AIM OF THE EXERCISE: Emit the data below verbatim, stripping out any pictures.

┄┄┄┄┄┄

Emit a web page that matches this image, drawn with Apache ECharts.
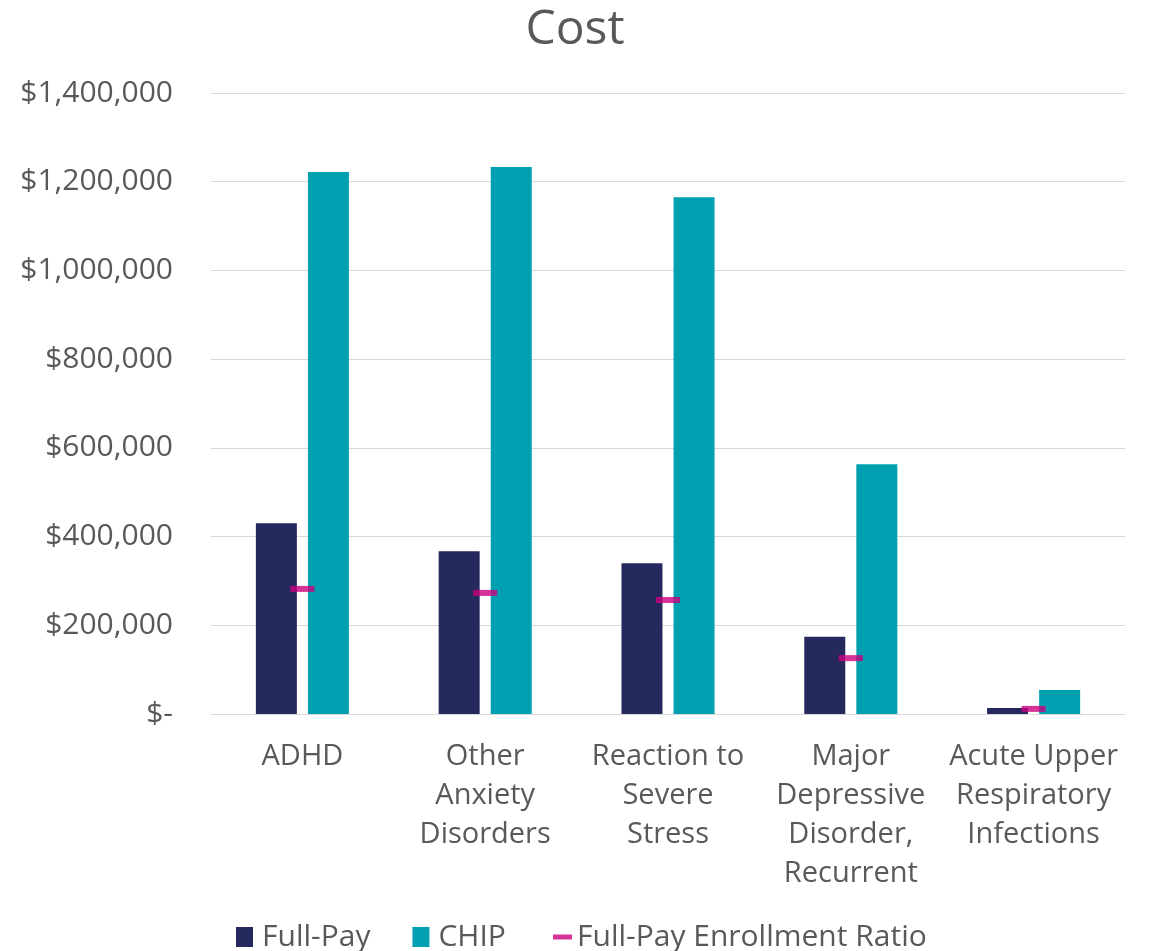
<!DOCTYPE html>
<html>
<head>
<meta charset="utf-8">
<title>Cost</title>
<script src="https://cdn.jsdelivr.net/npm/echarts@6/dist/echarts.min.js"></script>
<style>
  html, body { margin: 0; padding: 0; background: #ffffff; }
  #chart { width: 1150px; height: 951px; }
</style>
</head>
<body>
<div id="chart"></div>
<script>
// Diagnoses shown along the x axis
const categories = [
  'ADHD',
  'Other\nAnxiety\nDisorders',
  'Reaction to\nSevere\nStress',
  'Major\nDepressive\nDisorder,\nRecurrent',
  'Acute Upper\nRespiratory\nInfections'
];

// Cost per diagnosis, in dollars
const fullPay = [430000, 367000, 340000, 174000, 13500];
const chip = [1222000, 1233000, 1165000, 563000, 54000];
const fullPayEnrollmentRatio = [282000, 273000, 257000, 126000, 11500];

// Y axis range and step
const yMin = 0;
const yMax = 1400000;
const yStep = 200000;

const textColor = '#595959';
const axisFont = 'Open Sans';

const chart = echarts.init(document.getElementById('chart'), null, { renderer: 'canvas' });

chart.setOption({
  animation: false,
  backgroundColor: '#ffffff',
  title: {
    text: 'Cost',
    left: 'center',
    top: 1,
    textStyle: { color: textColor, fontFamily: axisFont, fontSize: 48, fontWeight: 'normal' }
  },
  grid: { left: 211, right: 25, top: 93, bottom: 237 },
  legend: [
    {
      data: ['Full-Pay', 'CHIP'],
      left: 231,
      top: 917,
      icon: 'rect',
      itemWidth: 17,
      itemHeight: 20,
      itemGap: 42,
      textStyle: { color: textColor, fontFamily: axisFont, fontSize: 30, padding: [0, 0, 0, 4] }
    },
    {
      data: ['Full-Pay Enrollment Ratio'],
      left: 548,
      top: 917,
      icon: 'rect',
      itemWidth: 19,
      itemHeight: 5,
      textStyle: { color: textColor, fontFamily: axisFont, fontSize: 30 }
    }
  ],
  xAxis: {
    type: 'category',
    data: categories,
    axisLine: { lineStyle: { color: '#d9d9d9', width: 1 } },
    axisTick: { show: false },
    axisLabel: {
      color: textColor,
      fontFamily: axisFont,
      fontSize: 29,
      lineHeight: 39,
      margin: 23,
      interval: 0
    }
  },
  yAxis: {
    type: 'value',
    min: yMin,
    max: yMax,
    interval: yStep,
    axisLine: { show: false },
    axisTick: { show: false },
    splitLine: { lineStyle: { color: '#d9d9d9', width: 1 } },
    axisLabel: {
      color: textColor,
      fontFamily: axisFont,
      fontSize: 30,
      margin: 38,
      formatter: v => v === 0 ? '$-' : '$' + v.toLocaleString('en-US')
    }
  },
  series: [
    {
      name: 'Full-Pay',
      type: 'bar',
      data: fullPay,
      barWidth: 41,
      barGap: '27%',
      itemStyle: { color: '#25295E' }
    },
    {
      name: 'CHIP',
      type: 'bar',
      data: chip,
      barWidth: 41,
      itemStyle: { color: '#00A0B0' }
    },
    {
      name: 'Full-Pay Enrollment Ratio',
      type: 'scatter',
      data: fullPayEnrollmentRatio,
      symbol: 'rect',
      symbolSize: [24, 6],
      itemStyle: { color: '#CC0080' },
      z: 5
    }
  ]
});
</script>
</body>
</html>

┄┄┄┄┄┄

OUTPUT FOR THIS EXERCISE:
Emit a web page that matches this image, drawn with Apache ECharts.
<!DOCTYPE html>
<html>
<head>
<meta charset="utf-8">
<title>Cost</title>
<script src="https://cdn.jsdelivr.net/npm/echarts@6/dist/echarts.min.js"></script>
<style>
  html, body { margin: 0; padding: 0; background: #ffffff; }
  #chart { width: 1150px; height: 951px; }
</style>
</head>
<body>
<div id="chart"></div>
<script>
// Diagnoses shown along the x axis
const categories = [
  'ADHD',
  'Other\nAnxiety\nDisorders',
  'Reaction to\nSevere\nStress',
  'Major\nDepressive\nDisorder,\nRecurrent',
  'Acute Upper\nRespiratory\nInfections'
];

// Cost per diagnosis, in dollars
const fullPay = [430000, 367000, 340000, 174000, 13500];
const chip = [1222000, 1233000, 1165000, 563000, 54000];
const fullPayEnrollmentRatio = [282000, 273000, 257000, 126000, 11500];

// Y axis range and step
const yMin = 0;
const yMax = 1400000;
const yStep = 200000;

const textColor = '#595959';
const axisFont = 'Open Sans';

const chart = echarts.init(document.getElementById('chart'), null, { renderer: 'canvas' });

chart.setOption({
  animation: false,
  backgroundColor: '#ffffff',
  title: {
    text: 'Cost',
    left: 'center',
    top: 1,
    textStyle: { color: textColor, fontFamily: axisFont, fontSize: 48, fontWeight: 'normal' }
  },
  grid: { left: 211, right: 25, top: 93, bottom: 237 },
  legend: [
    {
      data: ['Full-Pay', 'CHIP'],
      left: 231,
      top: 917,
      icon: 'rect',
      itemWidth: 17,
      itemHeight: 20,
      itemGap: 42,
      textStyle: { color: textColor, fontFamily: axisFont, fontSize: 30, padding: [0, 0, 0, 4] }
    },
    {
      data: ['Full-Pay Enrollment Ratio'],
      left: 548,
      top: 917,
      icon: 'rect',
      itemWidth: 19,
      itemHeight: 5,
      textStyle: { color: textColor, fontFamily: axisFont, fontSize: 30 }
    }
  ],
  xAxis: {
    type: 'category',
    data: categories,
    axisLine: { lineStyle: { color: '#d9d9d9', width: 1 } },
    axisTick: { show: false },
    axisLabel: {
      color: textColor,
      fontFamily: axisFont,
      fontSize: 29,
      lineHeight: 39,
      margin: 23,
      interval: 0
    }
  },
  yAxis: {
    type: 'value',
    min: yMin,
    max: yMax,
    interval: yStep,
    axisLine: { show: false },
    axisTick: { show: false },
    splitLine: { lineStyle: { color: '#d9d9d9', width: 1 } },
    axisLabel: {
      color: textColor,
      fontFamily: axisFont,
      fontSize: 30,
      margin: 38,
      formatter: v => v === 0 ? '$-' : '$' + v.toLocaleString('en-US')
    }
  },
  series: [
    {
      name: 'Full-Pay',
      type: 'bar',
      data: fullPay,
      barWidth: 41,
      barGap: '27%',
      itemStyle: { color: '#25295E' }
    },
    {
      name: 'CHIP',
      type: 'bar',
      data: chip,
      barWidth: 41,
      itemStyle: { color: '#00A0B0' }
    },
    {
      name: 'Full-Pay Enrollment Ratio',
      type: 'scatter',
      data: fullPayEnrollmentRatio,
      symbol: 'rect',
      symbolSize: [24, 6],
      itemStyle: { color: '#CC0080' },
      z: 5
    }
  ]
});
</script>
</body>
</html>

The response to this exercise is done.